Bishop Heiner Koch, whom Pope Francis recently appointed to be the Archbishop of Berlin, also stated publicly after the Conference: “We are not dealing with a detached sexuality, but with man and his sexuality as it is integrated into his personality.”
These questionable statements and presentations at the Conference make clear, once more, that the major ecclesiastical and lay organizations in Germany are favoring a liberalizing (or defecting) attitude concerning the Catholic Church's traditional moral teaching. Furthermore, these bold affirmations and requests come shortly after the additionally troubling May 2015 “Shadow Council” in Rome at the Gregorian University – hosted then by the three Presidents of the German, Swiss and French Bishops' Conferences – which collectively also promoted a liberal agenda and which even seemed to interpret sexual activity outside of the Sacrament of Marriage as acceptable and allowable conduct. There seems to be an accumulation here – as well as some momentum and some strategic co-ordination.

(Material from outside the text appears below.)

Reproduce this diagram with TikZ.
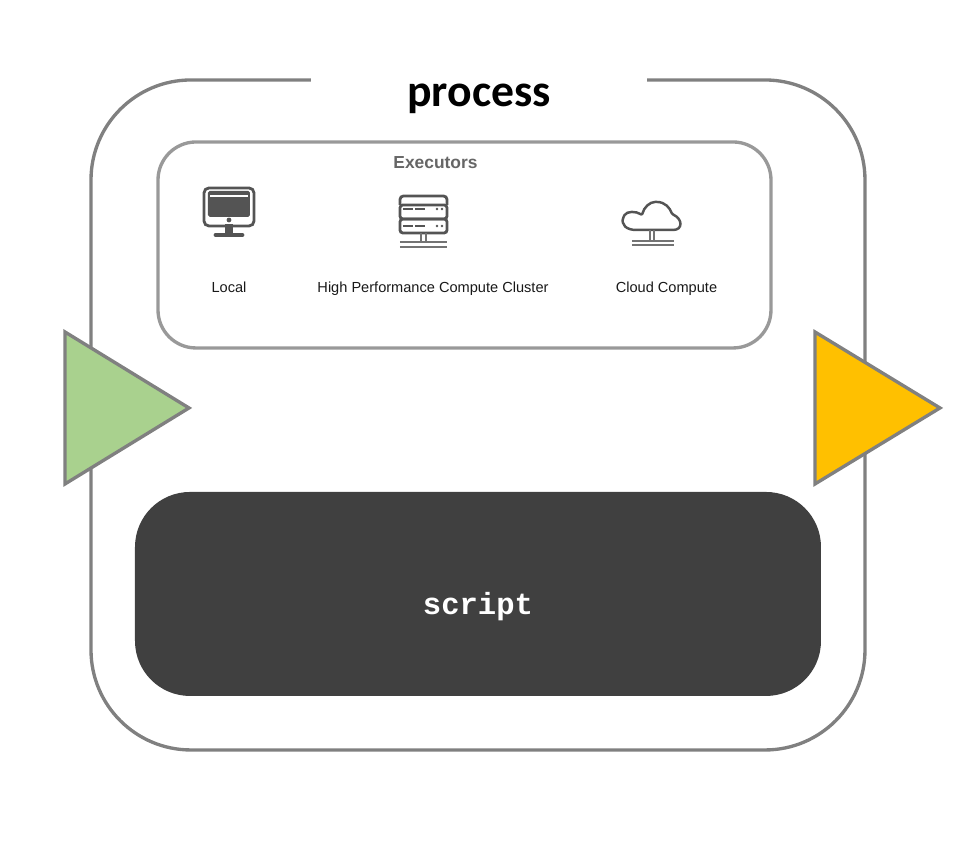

In support of this opinion, there are two other reports to be considered. First, Catholic News Agency now reports on one European source who states that a common and public statement from this earlier May “Shadow Council” in Rome is planned for September, just before the beginning of the upcoming October Synod of Bishops on the Family in Rome. Secondly, the Swiss Bishops' Conference has now already announced on its own official website that it will host – on August 31, 2015 – a Conference for its own members which is to be a follow up to the discussions conducted at the May 2015 “Shadow Council,” which was especially criticized for its “lack of transparency,” and even for its “secrecy.”
The influence of such astute and energetic Bishops' Conferences (and their lay supporters) should not be underestimated, nor unattended to.